┌─ Supplied material

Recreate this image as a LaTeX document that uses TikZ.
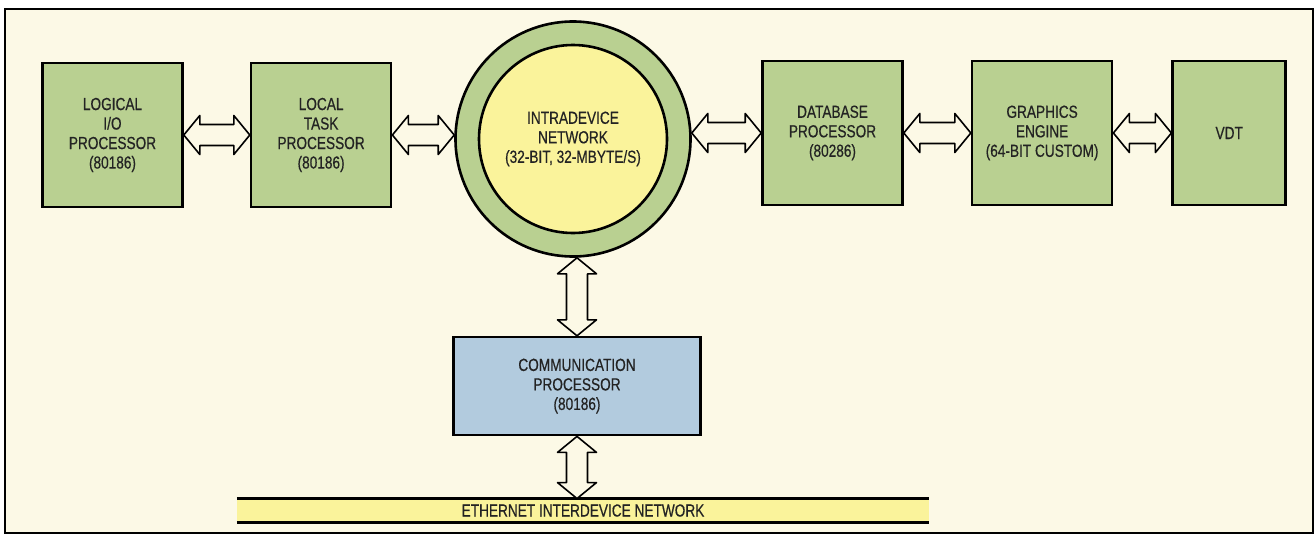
\documentclass[tikz,border=0pt]{standalone}
\usepackage{fontspec}
\setmainfont{Liberation Sans}[FakeStretch=0.78, FakeBold=0.5]
\usetikzlibrary{positioning, calc}

\definecolor{paper}{RGB}{252,249,230}
\definecolor{unitgreen}{RGB}{185,208,145}
\definecolor{netyellow}{RGB}{250,243,155}
\definecolor{commblue}{RGB}{178,203,222}
\definecolor{inkgray}{RGB}{35,35,35}

\begin{document}
\begin{tikzpicture}[
  x=1pt, y=-1pt,
  node distance=66pt,
  label/.style={font=\fontsize{17.5}{19.5}\selectfont, text=inkgray, align=center},
  unit/.style={label, rectangle, draw=black, line width=2.6pt, fill=unitgreen, inner sep=0pt, minimum width=140pt, minimum height=144pt},
  comm/.style={unit, fill=commblue, minimum width=247pt, minimum height=98pt},
  ring/.style={circle, draw=black, line width=2.6pt, fill=unitgreen, inner sep=0pt, minimum size=235pt},
  core/.style={label, circle, draw=black, line width=2.6pt, fill=netyellow, inner sep=0pt, minimum size=188pt},
  hbus/.style={draw=black, fill=paper, line width=1.6pt, line join=round,
    to path={-- ++(16pt,19.5pt) -- ++(0,-9pt) -- ($(\tikztotarget)+(-16pt,10.5pt)$) -- ++(0,9pt)
      -- (\tikztotarget) -- ++(-16pt,-19.5pt) -- ++(0,9pt) -- ($(\tikztostart)+(16pt,-10.5pt)$) -- ++(0,-9pt) -- cycle}},
  vbus/.style={draw=black, fill=paper, line width=1.6pt, line join=round,
    to path={-- ++(19.5pt,-16pt) -- ++(-9pt,0) -- ($(\tikztotarget)+(10.5pt,16pt)$) -- ++(9pt,0)
      -- (\tikztotarget) -- ++(-19.5pt,16pt) -- ++(9pt,0) -- ($(\tikztostart)+(-10.5pt,-16pt)$) -- ++(-9pt,0) -- cycle}}
]

\useasboundingbox (0,0) rectangle (1315,536);
\fill[white] (0,0) rectangle (1315,536);
\draw[line width=2pt, fill=paper] (5,9) rectangle (1313,533);

% Nodes
\node[unit] (logio) at (112.5,135) {LOGICAL\\I/O\\PROCESSOR\\(80186)};
\node[unit, right=of logio] (task) {LOCAL\\TASK\\PROCESSOR\\(80186)};

\node[ring] (ring) at (573,139) {};
\node[core] (intra) at (ring.center) {INTRADEVICE\\NETWORK\\(32-BIT, 32-MBYTE/S)};

\node[unit] (db) at (832.5,133) {DATABASE\\PROCESSOR\\(80286)};
\node[unit, right=67pt of db] (gfx) {GRAPHICS\\ENGINE\\(64-BIT CUSTOM)};
\node[unit, right=58pt of gfx, minimum width=113pt] (vdt) {VDT};

\node[comm, below=78pt of ring, xshift=4pt] (comm) {COMMUNICATION\\PROCESSOR\\(80186)};

\node[label, fill=netyellow, inner sep=0pt, minimum width=692pt, minimum height=23.5pt] (ether) at (583,510.5) {ETHERNET INTERDEVICE NETWORK};
\draw[line width=3.5pt] (ether.north west) -- (ether.north east);
\draw[line width=3.5pt] (ether.south west) -- (ether.south east);

% Arrows
\path[hbus] (logio.east) to (task.west);
\path[hbus] (task.east) to (task.east -| ring.west);
\path[hbus] (db.west -| ring.east) to (db.west);
\path[hbus] (db.east) to (gfx.west);
\path[hbus] (gfx.east) to (vdt.west);
\path[vbus] (comm.north |- ring.south) to (comm.north);
\path[vbus] (comm.south) to (comm.south |- ether.north);

\end{tikzpicture}
\end{document}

└─

§ Written problem:
Do not include the images; transcribe the rest of the listing exactly.

§ Reply:
Recreate this image as a LaTeX document that uses TikZ.
\documentclass[tikz,border=0pt]{standalone}
\usepackage{fontspec}
\setmainfont{Liberation Sans}[FakeStretch=0.78, FakeBold=0.5]
\usetikzlibrary{positioning, calc}

\definecolor{paper}{RGB}{252,249,230}
\definecolor{unitgreen}{RGB}{185,208,145}
\definecolor{netyellow}{RGB}{250,243,155}
\definecolor{commblue}{RGB}{178,203,222}
\definecolor{inkgray}{RGB}{35,35,35}

\begin{document}
\begin{tikzpicture}[
  x=1pt, y=-1pt,
  node distance=66pt,
  label/.style={font=\fontsize{17.5}{19.5}\selectfont, text=inkgray, align=center},
  unit/.style={label, rectangle, draw=black, line width=2.6pt, fill=unitgreen, inner sep=0pt, minimum width=140pt, minimum height=144pt},
  comm/.style={unit, fill=commblue, minimum width=247pt, minimum height=98pt},
  ring/.style={circle, draw=black, line width=2.6pt, fill=unitgreen, inner sep=0pt, minimum size=235pt},
  core/.style={label, circle, draw=black, line width=2.6pt, fill=netyellow, inner sep=0pt, minimum size=188pt},
  hbus/.style={draw=black, fill=paper, line width=1.6pt, line join=round,
    to path={-- ++(16pt,19.5pt) -- ++(0,-9pt) -- ($(\tikztotarget)+(-16pt,10.5pt)$) -- ++(0,9pt)
      -- (\tikztotarget) -- ++(-16pt,-19.5pt) -- ++(0,9pt) -- ($(\tikztostart)+(16pt,-10.5pt)$) -- ++(0,-9pt) -- cycle}},
  vbus/.style={draw=black, fill=paper, line width=1.6pt, line join=round,
    to path={-- ++(19.5pt,-16pt) -- ++(-9pt,0) -- ($(\tikztotarget)+(10.5pt,16pt)$) -- ++(9pt,0)
      -- (\tikztotarget) -- ++(-19.5pt,16pt) -- ++(9pt,0) -- ($(\tikztostart)+(-10.5pt,-16pt)$) -- ++(-9pt,0) -- cycle}}
]

\useasboundingbox (0,0) rectangle (1315,536);
\fill[white] (0,0) rectangle (1315,536);
\draw[line width=2pt, fill=paper] (5,9) rectangle (1313,533);

% Nodes
\node[unit] (logio) at (112.5,135) {LOGICAL\\I/O\\PROCESSOR\\(80186)};
\node[unit, right=of logio] (task) {LOCAL\\TASK\\PROCESSOR\\(80186)};

\node[ring] (ring) at (573,139) {};
\node[core] (intra) at (ring.center) {INTRADEVICE\\NETWORK\\(32-BIT, 32-MBYTE/S)};

\node[unit] (db) at (832.5,133) {DATABASE\\PROCESSOR\\(80286)};
\node[unit, right=67pt of db] (gfx) {GRAPHICS\\ENGINE\\(64-BIT CUSTOM)};
\node[unit, right=58pt of gfx, minimum width=113pt] (vdt) {VDT};

\node[comm, below=78pt of ring, xshift=4pt] (comm) {COMMUNICATION\\PROCESSOR\\(80186)};

\node[label, fill=netyellow, inner sep=0pt, minimum width=692pt, minimum height=23.5pt] (ether) at (583,510.5) {ETHERNET INTERDEVICE NETWORK};
\draw[line width=3.5pt] (ether.north west) -- (ether.north east);
\draw[line width=3.5pt] (ether.south west) -- (ether.south east);

% Arrows
\path[hbus] (logio.east) to (task.west);
\path[hbus] (task.east) to (task.east -| ring.west);
\path[hbus] (db.west -| ring.east) to (db.west);
\path[hbus] (db.east) to (gfx.west);
\path[hbus] (gfx.east) to (vdt.west);
\path[vbus] (comm.north |- ring.south) to (comm.north);
\path[vbus] (comm.south) to (comm.south |- ether.north);

\end{tikzpicture}
\end{document}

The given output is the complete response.